» TASK DESCRIPTION:
Take every line that has the string "using" and copy it out.

» DATASET EXCERPT:
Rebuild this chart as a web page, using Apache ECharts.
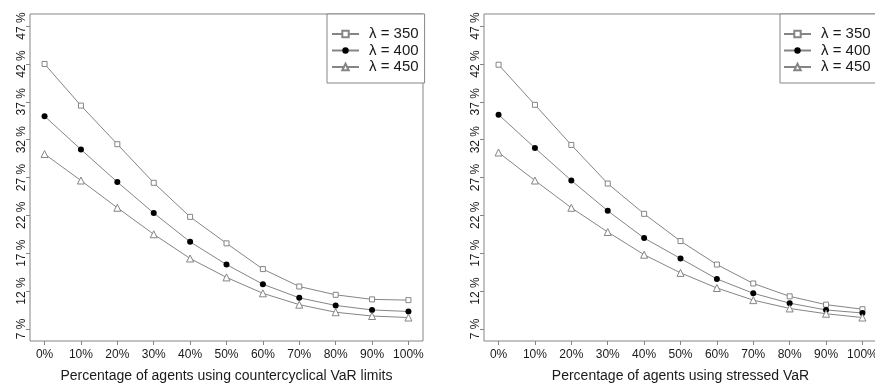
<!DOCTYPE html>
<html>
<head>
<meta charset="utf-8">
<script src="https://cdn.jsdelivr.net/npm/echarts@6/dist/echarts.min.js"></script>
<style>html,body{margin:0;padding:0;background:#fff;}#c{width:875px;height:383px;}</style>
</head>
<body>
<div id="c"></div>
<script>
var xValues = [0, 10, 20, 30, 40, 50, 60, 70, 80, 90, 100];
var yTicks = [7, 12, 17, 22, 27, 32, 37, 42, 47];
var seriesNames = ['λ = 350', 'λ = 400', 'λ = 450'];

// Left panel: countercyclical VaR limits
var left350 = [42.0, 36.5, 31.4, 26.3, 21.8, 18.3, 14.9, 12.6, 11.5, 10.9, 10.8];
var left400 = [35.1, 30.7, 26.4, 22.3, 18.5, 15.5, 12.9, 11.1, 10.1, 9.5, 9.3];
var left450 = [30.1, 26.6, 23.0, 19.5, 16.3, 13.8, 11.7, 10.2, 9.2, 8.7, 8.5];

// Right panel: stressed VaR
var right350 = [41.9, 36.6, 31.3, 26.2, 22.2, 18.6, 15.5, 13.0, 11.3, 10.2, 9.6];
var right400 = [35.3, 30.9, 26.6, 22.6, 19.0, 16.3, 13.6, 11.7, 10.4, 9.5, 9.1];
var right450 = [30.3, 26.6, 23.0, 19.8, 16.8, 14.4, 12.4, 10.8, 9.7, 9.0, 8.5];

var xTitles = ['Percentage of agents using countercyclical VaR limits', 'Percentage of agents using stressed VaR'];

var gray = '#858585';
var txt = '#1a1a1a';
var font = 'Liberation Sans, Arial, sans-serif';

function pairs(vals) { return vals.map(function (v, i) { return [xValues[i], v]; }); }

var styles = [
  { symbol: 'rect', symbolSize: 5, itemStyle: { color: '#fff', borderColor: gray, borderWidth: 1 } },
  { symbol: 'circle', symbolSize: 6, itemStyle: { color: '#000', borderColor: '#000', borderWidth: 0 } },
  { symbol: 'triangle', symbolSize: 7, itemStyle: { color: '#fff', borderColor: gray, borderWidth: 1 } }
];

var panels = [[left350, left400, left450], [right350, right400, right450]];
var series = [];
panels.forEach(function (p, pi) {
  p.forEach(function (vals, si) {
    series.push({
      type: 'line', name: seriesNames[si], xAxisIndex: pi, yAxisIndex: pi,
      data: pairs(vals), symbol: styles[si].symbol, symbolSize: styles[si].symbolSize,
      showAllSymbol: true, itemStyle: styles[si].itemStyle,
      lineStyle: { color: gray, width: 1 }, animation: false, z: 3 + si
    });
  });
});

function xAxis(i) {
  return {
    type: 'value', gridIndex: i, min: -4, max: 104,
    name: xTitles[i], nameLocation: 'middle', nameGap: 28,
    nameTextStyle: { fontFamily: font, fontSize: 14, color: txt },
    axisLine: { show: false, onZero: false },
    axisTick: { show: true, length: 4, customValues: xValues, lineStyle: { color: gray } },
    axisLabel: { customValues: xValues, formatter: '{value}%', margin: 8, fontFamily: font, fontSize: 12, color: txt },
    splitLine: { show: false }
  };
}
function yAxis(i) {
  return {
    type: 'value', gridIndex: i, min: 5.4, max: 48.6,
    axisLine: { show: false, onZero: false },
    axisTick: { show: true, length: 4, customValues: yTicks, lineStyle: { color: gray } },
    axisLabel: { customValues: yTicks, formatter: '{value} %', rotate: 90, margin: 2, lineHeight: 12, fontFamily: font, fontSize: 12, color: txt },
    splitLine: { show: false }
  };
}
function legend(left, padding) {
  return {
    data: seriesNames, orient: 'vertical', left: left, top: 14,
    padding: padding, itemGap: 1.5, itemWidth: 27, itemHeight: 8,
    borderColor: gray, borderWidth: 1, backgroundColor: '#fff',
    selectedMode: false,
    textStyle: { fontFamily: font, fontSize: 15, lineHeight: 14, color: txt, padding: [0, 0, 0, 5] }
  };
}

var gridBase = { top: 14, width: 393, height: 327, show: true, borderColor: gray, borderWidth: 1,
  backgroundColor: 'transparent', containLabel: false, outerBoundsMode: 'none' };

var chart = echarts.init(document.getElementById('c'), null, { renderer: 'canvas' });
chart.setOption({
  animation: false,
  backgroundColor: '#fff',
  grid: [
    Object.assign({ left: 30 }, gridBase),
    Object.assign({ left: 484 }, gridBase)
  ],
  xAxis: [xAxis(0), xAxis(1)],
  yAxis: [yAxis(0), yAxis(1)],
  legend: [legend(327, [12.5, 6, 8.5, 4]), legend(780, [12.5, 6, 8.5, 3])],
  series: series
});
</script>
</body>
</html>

» COMPLETE ANSWER:
Rebuild this chart as a web page, using Apache ECharts.
var xTitles = ['Percentage of agents using countercyclical VaR limits', 'Percentage of agents using stressed VaR'];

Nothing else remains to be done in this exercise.